Take each line containing "matplotlib" and report it exactly as written.

== == ==

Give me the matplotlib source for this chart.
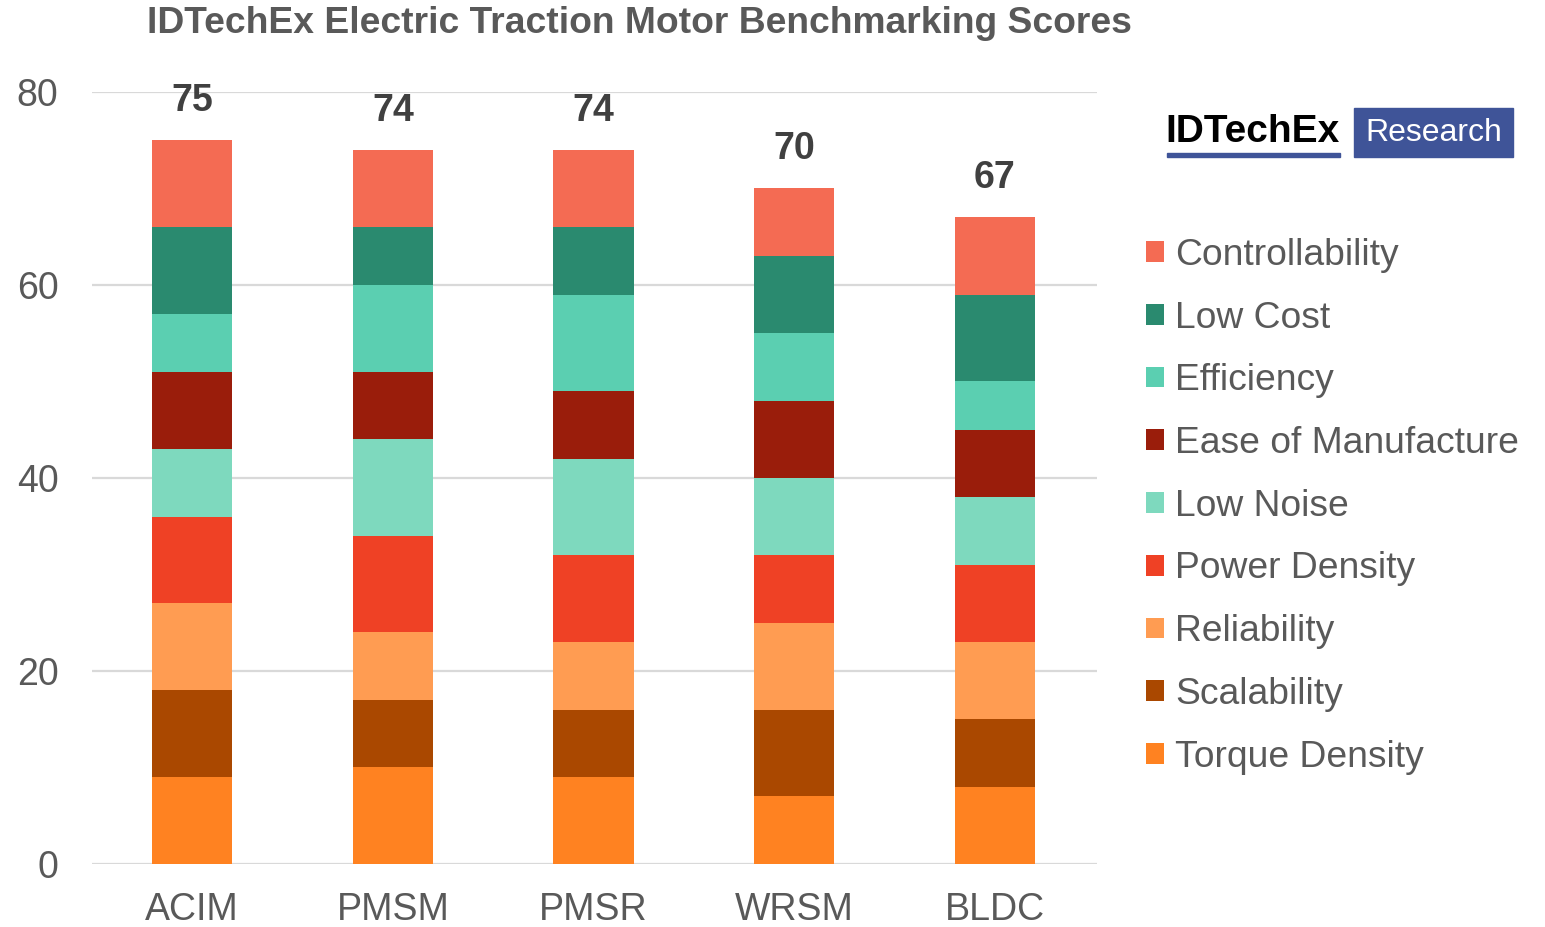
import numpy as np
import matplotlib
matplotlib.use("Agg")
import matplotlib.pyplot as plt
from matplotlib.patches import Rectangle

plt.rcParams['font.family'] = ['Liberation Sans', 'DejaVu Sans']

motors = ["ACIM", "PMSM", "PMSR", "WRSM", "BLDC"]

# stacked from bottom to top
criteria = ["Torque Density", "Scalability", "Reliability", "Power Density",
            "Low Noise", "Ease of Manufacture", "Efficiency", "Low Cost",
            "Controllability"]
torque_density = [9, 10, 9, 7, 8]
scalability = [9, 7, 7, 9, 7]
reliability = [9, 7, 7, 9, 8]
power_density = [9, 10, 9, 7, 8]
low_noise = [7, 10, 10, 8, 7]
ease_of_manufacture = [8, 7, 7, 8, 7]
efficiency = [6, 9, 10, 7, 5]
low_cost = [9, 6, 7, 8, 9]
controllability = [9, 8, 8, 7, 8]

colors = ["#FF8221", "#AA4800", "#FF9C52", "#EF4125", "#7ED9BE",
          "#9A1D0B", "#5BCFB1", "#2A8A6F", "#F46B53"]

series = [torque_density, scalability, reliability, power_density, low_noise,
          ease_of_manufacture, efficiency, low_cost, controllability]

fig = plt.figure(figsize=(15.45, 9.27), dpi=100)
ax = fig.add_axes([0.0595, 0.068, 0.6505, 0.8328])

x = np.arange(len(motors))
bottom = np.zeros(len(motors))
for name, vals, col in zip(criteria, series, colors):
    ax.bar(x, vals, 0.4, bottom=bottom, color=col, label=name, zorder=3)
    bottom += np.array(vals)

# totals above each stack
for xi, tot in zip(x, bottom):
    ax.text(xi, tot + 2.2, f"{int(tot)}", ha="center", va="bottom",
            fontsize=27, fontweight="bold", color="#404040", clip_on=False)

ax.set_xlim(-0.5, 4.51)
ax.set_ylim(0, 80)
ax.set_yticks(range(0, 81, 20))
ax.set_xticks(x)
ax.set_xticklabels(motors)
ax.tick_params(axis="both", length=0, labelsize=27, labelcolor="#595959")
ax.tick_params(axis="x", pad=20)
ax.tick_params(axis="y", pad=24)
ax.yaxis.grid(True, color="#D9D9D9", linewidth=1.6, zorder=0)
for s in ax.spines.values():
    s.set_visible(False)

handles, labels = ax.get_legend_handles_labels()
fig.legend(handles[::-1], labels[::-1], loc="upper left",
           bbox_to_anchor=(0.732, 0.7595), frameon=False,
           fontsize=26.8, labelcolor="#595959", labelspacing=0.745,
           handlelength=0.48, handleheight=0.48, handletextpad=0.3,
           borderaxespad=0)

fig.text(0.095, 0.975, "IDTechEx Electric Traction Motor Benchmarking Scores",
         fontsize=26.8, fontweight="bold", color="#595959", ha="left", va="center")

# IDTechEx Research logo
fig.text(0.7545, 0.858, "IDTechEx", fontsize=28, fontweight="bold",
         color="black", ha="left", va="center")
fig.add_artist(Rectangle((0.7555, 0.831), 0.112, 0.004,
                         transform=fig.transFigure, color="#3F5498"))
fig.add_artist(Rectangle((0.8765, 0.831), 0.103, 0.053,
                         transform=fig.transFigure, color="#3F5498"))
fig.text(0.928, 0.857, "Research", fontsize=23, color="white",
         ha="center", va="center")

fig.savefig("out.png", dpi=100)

== == ==

→ **The answer**:
Give me the matplotlib source for this chart.
import matplotlib
matplotlib.use("Agg")
import matplotlib.pyplot as plt
from matplotlib.patches import Rectangle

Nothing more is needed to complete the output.